This document defines the project governance for GitVote including how someone become a maintainer, how decisions are made, how changes are made to the governance, and more.
Anyone can propose a change to GitVote. This includes the code, the documentation, and even the governance. Details on contributing can be found in the CONTRIBUTING.md file.
Maintainers are responsible for the development and operation of the project. This includes but is not limited to:
- Reviewing and merging pull requests
- The operation of the GitVote service and GitHub application
- Refining the projects governance
- Overseeing the resolution and disclosure of security issues
Changes to maintainers use the following rules:
- New maintainers can be added with a super-majority vote. The vote must happen in a tracked location (e.g., mailing list, GitHub issue, etc).

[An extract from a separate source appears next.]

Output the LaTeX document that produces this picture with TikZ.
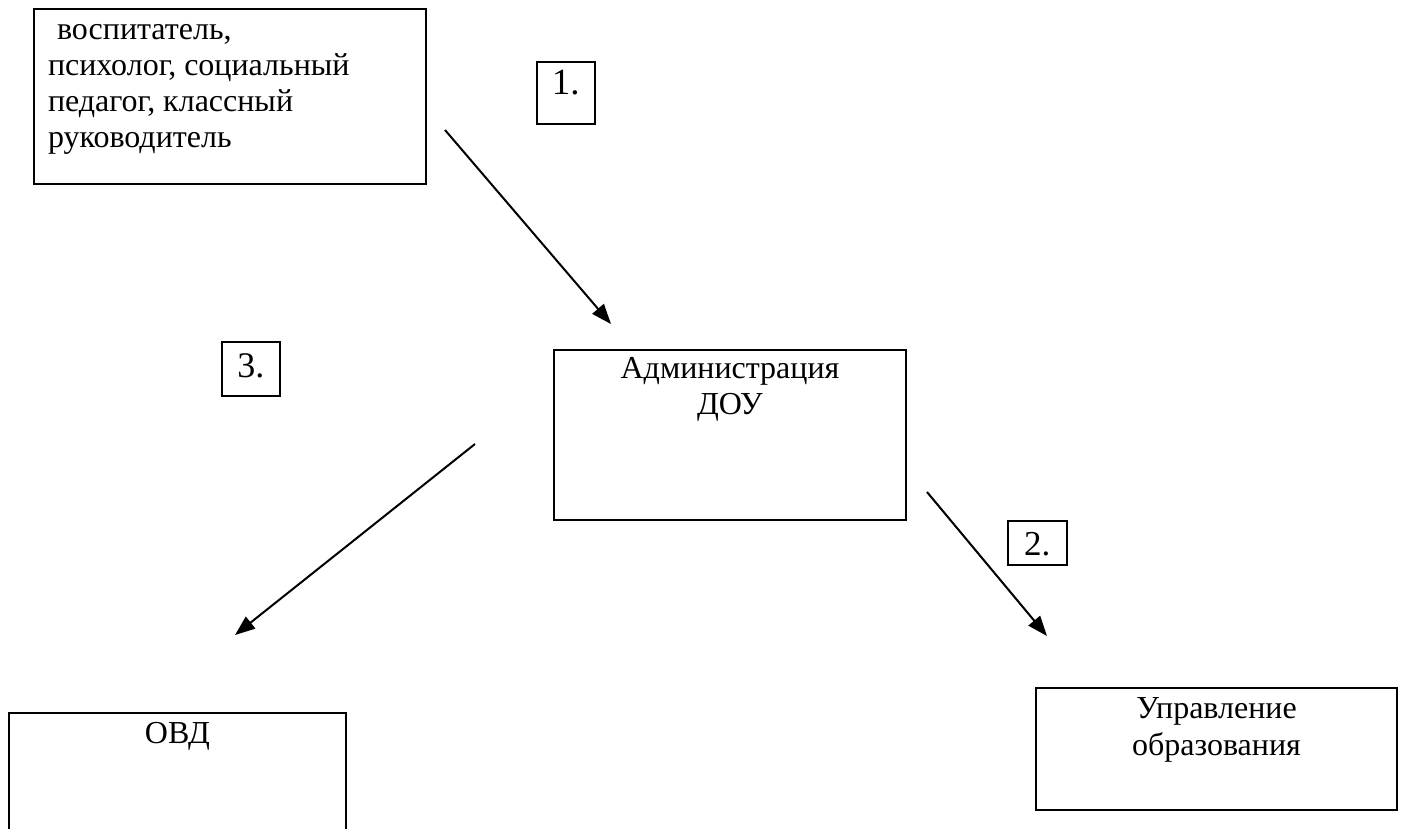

- If a maintainer is inactive for > 6 months they will automatically be removed unless a super-majority of the other maintainers agrees to extend the period of inactivity. This is useful when there is a known period of inactivity and a maintainer will be returning.
- A maintainer may step down at any time and remove themselves.
- If a maintainer needs to be removed, a super-majority vote of the other maintainer is required. This vote needs to happen in a tracked location.
There are 3 ways decisions can be made for non-code related decisions. Those are:
- Lazy-consensus is the default method to make decisions.
- When a lazy-consensus decision cannot be made it will move to a majority vote unless otherwise specified in this governance.
- Some decisions require a super-majority of maintainer to approve. Those include:
- Changes to the governance
- Removing a maintainer
- Licensing and intellectual property changes
Changes to source code requires a maintainer to approve the changes.